* _Exercise aim_: Write out the listing, please, but only from its first line through the line containing "return (H - B - y) / PH", exactly as given and without pictures.

# START OF Available data

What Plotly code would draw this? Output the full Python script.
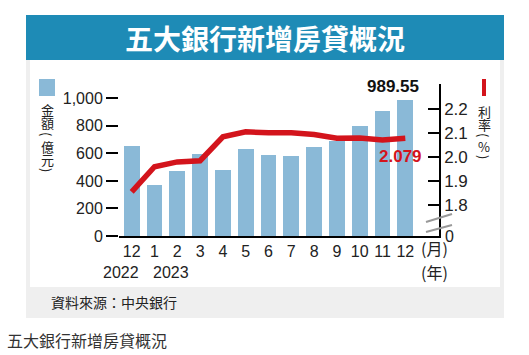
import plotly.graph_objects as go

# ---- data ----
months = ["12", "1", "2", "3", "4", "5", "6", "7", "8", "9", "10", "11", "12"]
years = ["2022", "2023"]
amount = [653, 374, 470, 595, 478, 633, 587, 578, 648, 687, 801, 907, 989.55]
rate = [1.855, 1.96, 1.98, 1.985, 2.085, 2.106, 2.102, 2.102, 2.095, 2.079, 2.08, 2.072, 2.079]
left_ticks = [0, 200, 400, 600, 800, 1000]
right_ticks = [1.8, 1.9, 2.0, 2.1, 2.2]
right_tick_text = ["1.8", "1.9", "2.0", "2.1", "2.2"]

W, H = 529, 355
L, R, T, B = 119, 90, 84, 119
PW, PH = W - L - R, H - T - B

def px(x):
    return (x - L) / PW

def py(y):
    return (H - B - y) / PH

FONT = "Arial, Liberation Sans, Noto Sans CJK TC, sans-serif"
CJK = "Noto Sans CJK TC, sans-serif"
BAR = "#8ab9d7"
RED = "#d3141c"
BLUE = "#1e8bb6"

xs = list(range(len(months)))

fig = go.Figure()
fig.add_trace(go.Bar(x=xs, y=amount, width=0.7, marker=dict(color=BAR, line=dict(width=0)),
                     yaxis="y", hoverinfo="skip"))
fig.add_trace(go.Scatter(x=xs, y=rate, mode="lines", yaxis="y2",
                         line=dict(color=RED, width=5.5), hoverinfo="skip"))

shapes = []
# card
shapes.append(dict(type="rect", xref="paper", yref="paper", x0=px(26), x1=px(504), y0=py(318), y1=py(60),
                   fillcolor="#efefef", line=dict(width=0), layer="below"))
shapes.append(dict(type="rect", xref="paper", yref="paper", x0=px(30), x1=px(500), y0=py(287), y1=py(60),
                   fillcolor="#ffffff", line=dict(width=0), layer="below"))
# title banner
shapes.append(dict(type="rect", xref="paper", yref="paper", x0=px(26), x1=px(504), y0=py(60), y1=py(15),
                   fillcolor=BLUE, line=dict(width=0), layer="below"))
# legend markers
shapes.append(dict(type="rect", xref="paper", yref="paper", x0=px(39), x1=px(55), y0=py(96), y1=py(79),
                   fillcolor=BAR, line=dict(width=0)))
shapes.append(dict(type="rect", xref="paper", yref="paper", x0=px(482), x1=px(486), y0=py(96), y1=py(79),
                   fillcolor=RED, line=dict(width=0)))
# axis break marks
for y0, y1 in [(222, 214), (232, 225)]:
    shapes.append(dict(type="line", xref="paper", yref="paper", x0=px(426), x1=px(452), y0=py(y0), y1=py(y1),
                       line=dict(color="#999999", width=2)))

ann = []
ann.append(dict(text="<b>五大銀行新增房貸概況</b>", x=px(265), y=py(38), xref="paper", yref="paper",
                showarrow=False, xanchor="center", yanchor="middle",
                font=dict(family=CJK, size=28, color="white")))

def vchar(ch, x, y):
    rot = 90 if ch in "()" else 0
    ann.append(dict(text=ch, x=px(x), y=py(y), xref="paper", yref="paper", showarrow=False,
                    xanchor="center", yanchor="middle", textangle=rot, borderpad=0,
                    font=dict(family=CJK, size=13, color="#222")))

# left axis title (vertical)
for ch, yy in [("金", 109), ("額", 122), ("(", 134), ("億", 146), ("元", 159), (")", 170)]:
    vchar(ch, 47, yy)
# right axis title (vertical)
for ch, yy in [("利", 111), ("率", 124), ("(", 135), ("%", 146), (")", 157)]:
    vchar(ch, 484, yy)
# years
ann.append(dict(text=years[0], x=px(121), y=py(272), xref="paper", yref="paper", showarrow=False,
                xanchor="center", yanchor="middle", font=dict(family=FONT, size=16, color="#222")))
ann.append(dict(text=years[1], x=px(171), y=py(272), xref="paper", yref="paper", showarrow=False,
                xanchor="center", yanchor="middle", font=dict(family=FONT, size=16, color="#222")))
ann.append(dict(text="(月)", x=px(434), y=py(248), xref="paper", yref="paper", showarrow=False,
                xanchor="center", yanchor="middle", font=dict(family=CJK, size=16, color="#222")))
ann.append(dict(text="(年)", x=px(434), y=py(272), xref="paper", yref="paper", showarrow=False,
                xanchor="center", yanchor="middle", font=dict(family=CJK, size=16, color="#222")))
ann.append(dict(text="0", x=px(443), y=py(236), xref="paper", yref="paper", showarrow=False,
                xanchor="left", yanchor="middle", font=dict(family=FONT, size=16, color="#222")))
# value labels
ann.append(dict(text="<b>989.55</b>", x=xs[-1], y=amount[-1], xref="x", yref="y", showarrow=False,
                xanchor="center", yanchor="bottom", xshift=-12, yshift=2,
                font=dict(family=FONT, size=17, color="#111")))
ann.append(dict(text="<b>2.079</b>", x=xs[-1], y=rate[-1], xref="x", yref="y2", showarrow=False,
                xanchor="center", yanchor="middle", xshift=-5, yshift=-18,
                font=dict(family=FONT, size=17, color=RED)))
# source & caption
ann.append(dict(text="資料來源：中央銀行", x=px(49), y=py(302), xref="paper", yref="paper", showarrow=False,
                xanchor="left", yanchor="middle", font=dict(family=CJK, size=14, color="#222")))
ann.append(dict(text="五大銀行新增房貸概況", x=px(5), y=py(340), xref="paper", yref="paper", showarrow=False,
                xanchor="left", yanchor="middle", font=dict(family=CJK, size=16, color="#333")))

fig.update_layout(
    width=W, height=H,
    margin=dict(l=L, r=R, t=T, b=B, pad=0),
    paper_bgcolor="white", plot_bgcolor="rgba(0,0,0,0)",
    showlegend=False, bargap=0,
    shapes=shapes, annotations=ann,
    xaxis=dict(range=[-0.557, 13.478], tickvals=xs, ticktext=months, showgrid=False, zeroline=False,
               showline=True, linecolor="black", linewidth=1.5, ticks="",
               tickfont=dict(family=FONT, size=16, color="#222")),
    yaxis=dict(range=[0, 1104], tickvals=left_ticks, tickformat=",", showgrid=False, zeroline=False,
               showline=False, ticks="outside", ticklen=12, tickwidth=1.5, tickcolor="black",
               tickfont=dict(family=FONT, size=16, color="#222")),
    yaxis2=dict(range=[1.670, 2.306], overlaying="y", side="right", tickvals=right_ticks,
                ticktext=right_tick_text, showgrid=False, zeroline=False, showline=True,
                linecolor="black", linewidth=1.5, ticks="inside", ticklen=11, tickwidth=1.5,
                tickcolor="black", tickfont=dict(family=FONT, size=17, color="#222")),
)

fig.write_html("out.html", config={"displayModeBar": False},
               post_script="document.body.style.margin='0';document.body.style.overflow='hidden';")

# END OF Available data

* _Complete response_:
What Plotly code would draw this? Output the full Python script.
import plotly.graph_objects as go

# ---- data ----
months = ["12", "1", "2", "3", "4", "5", "6", "7", "8", "9", "10", "11", "12"]
years = ["2022", "2023"]
amount = [653, 374, 470, 595, 478, 633, 587, 578, 648, 687, 801, 907, 989.55]
rate = [1.855, 1.96, 1.98, 1.985, 2.085, 2.106, 2.102, 2.102, 2.095, 2.079, 2.08, 2.072, 2.079]
left_ticks = [0, 200, 400, 600, 800, 1000]
right_ticks = [1.8, 1.9, 2.0, 2.1, 2.2]
right_tick_text = ["1.8", "1.9", "2.0", "2.1", "2.2"]

W, H = 529, 355
L, R, T, B = 119, 90, 84, 119
PW, PH = W - L - R, H - T - B

def px(x):
    return (x - L) / PW

def py(y):
    return (H - B - y) / PH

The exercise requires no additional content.